Available data.
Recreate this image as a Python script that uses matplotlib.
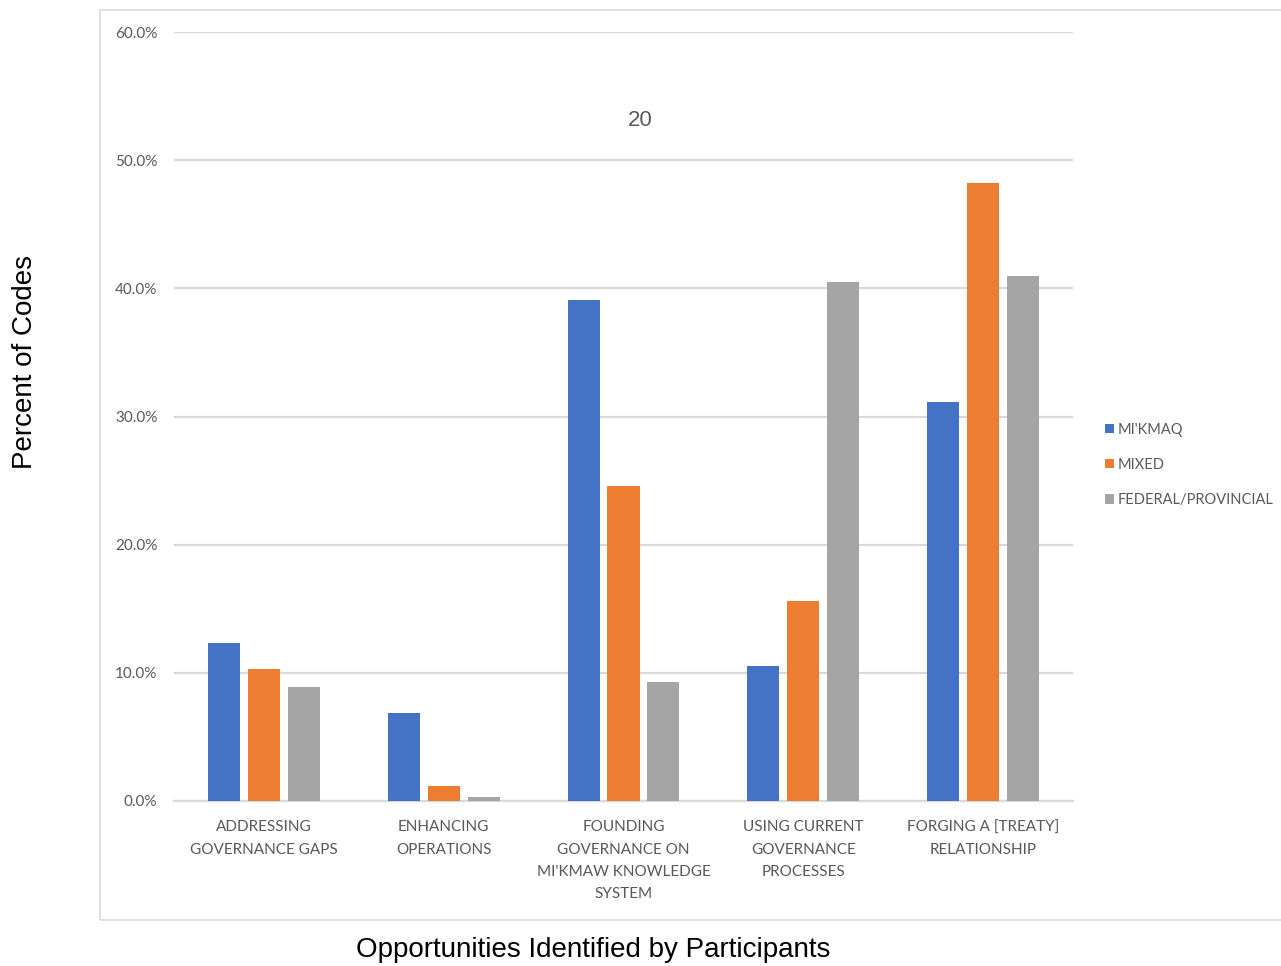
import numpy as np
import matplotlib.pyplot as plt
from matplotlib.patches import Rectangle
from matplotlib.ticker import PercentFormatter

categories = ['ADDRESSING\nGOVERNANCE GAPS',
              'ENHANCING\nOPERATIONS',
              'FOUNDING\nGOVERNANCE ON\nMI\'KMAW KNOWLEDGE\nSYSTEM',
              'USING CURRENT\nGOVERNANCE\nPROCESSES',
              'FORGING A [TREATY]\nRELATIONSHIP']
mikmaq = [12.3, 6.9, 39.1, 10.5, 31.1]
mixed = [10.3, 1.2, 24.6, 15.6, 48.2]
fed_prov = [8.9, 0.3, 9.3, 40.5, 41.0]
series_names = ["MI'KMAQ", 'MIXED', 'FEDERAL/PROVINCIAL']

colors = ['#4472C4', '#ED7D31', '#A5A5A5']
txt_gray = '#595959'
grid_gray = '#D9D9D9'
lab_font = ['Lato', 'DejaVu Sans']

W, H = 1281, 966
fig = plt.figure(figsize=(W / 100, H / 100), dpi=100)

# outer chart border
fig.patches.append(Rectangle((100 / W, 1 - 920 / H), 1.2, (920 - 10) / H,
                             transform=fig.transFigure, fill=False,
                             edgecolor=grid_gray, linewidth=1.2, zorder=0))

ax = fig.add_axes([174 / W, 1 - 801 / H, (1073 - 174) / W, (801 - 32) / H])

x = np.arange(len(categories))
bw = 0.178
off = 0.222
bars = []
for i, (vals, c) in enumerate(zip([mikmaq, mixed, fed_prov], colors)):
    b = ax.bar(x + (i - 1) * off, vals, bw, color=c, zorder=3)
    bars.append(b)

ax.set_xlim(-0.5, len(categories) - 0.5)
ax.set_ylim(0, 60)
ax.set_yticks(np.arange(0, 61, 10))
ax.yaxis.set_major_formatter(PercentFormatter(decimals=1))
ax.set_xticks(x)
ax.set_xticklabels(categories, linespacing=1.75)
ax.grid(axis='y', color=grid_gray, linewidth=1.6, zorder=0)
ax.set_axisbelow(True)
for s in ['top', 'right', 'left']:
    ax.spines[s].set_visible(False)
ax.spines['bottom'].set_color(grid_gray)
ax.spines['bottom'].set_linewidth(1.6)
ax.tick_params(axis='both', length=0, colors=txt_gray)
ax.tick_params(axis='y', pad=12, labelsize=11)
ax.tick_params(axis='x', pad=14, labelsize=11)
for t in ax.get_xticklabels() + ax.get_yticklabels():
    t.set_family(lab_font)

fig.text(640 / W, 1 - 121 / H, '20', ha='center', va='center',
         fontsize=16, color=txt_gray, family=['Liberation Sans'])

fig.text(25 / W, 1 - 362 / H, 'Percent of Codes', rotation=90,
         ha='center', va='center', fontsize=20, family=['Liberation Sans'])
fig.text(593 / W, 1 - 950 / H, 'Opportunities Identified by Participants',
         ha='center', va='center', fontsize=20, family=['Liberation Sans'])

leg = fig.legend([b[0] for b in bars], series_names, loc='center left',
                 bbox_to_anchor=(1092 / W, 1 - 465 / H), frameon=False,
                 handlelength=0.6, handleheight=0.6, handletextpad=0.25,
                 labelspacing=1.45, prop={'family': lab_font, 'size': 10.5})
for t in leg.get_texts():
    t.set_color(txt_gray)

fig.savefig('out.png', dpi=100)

Problem.
From the first line above to the line containing "bars.append(b)", repeat each line exactly. Pictures stay out.

Solution to this exercise.
Recreate this image as a Python script that uses matplotlib.
import numpy as np
import matplotlib.pyplot as plt
from matplotlib.patches import Rectangle
from matplotlib.ticker import PercentFormatter

categories = ['ADDRESSING\nGOVERNANCE GAPS',
              'ENHANCING\nOPERATIONS',
              'FOUNDING\nGOVERNANCE ON\nMI\'KMAW KNOWLEDGE\nSYSTEM',
              'USING CURRENT\nGOVERNANCE\nPROCESSES',
              'FORGING A [TREATY]\nRELATIONSHIP']
mikmaq = [12.3, 6.9, 39.1, 10.5, 31.1]
mixed = [10.3, 1.2, 24.6, 15.6, 48.2]
fed_prov = [8.9, 0.3, 9.3, 40.5, 41.0]
series_names = ["MI'KMAQ", 'MIXED', 'FEDERAL/PROVINCIAL']

colors = ['#4472C4', '#ED7D31', '#A5A5A5']
txt_gray = '#595959'
grid_gray = '#D9D9D9'
lab_font = ['Lato', 'DejaVu Sans']

W, H = 1281, 966
fig = plt.figure(figsize=(W / 100, H / 100), dpi=100)

# outer chart border
fig.patches.append(Rectangle((100 / W, 1 - 920 / H), 1.2, (920 - 10) / H,
                             transform=fig.transFigure, fill=False,
                             edgecolor=grid_gray, linewidth=1.2, zorder=0))

ax = fig.add_axes([174 / W, 1 - 801 / H, (1073 - 174) / W, (801 - 32) / H])

x = np.arange(len(categories))
bw = 0.178
off = 0.222
bars = []
for i, (vals, c) in enumerate(zip([mikmaq, mixed, fed_prov], colors)):
    b = ax.bar(x + (i - 1) * off, vals, bw, color=c, zorder=3)
    bars.append(b)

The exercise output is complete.